NASA’s Astronomy Picture of the Day is a captivating image of a galaxy cluster captured by the James Webb Telescope.
The James Webb Space Telescope is impressing us with its capabilities with each passing day. NASA’s $10 billion space telescope has been capturing breathtaking images of far-off galaxies, star clusters, black holes and more. The space telescope was launched on December 25, 2021 and since then it has added many feathers in its cap. One such image was of Galaxy clusters, which are some of the largest structures in the universe, containing hundreds to thousands of galaxies bound together by gravity.
NASA’s Astronomy Picture of the Day is a captivating image of a galaxy cluster MACS0647 in which a cluster can be seen as distorted in the foreground. Moreover, light emitted by distant background galaxies is visible along the line of sight. The image was captured by a collaboration of space agencies such as NASAESA, CSA and a group of astronomers including Dan Coe (STScI), Rebecca Larson (UT), Yu-Yang Hsiao (JHU), using the James Webb Space Telescope.

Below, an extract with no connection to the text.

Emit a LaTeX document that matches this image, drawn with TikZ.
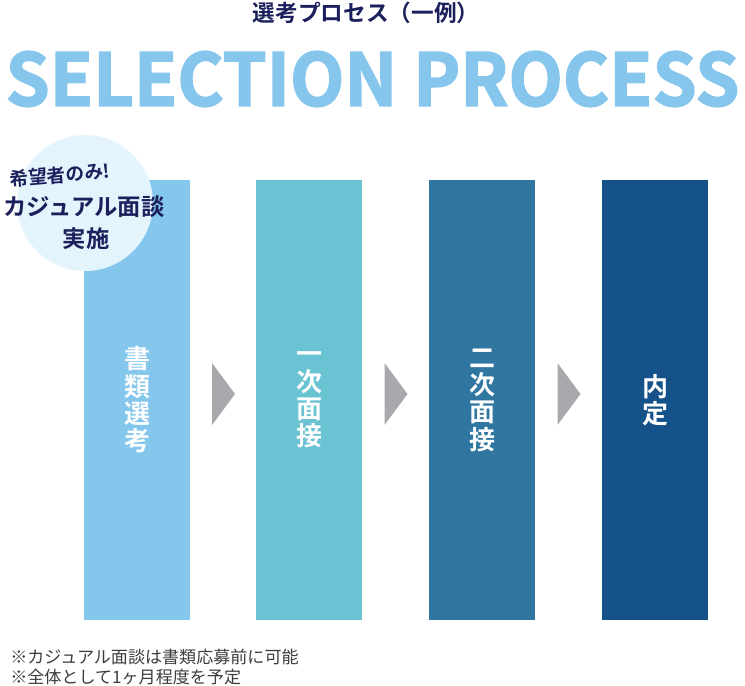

Galaxy Clusters are also known to contain dark matter which is invisible to telescopes since it does not emit, absorb, or reflect any electromagnetic radiation.
Gravitational lensing by the galaxy cluster MACS0647 — in which the massive foreground cluster distorts and lenses the light emitted by distant background galaxies along the line of sight — is on vivid display here in this recent multi-color infrared image from the James Webb Space Telescope (JWST). In particular, the background source MACS0647-JD is seen to be lensed three times by the cluster.
When first discovered with the Hubble Space Telescope, MACS0647-JD was observed as an amorphous blob. With Webb though, this single source is revealed to be a pair or small group of galaxies. The colors of the MACS0647-JD objects are different as well — indicating differences potentially in the age or dust content of these galaxies. These new images provide rare examples of galaxies in an era only a few 100 million years after the Big Bang.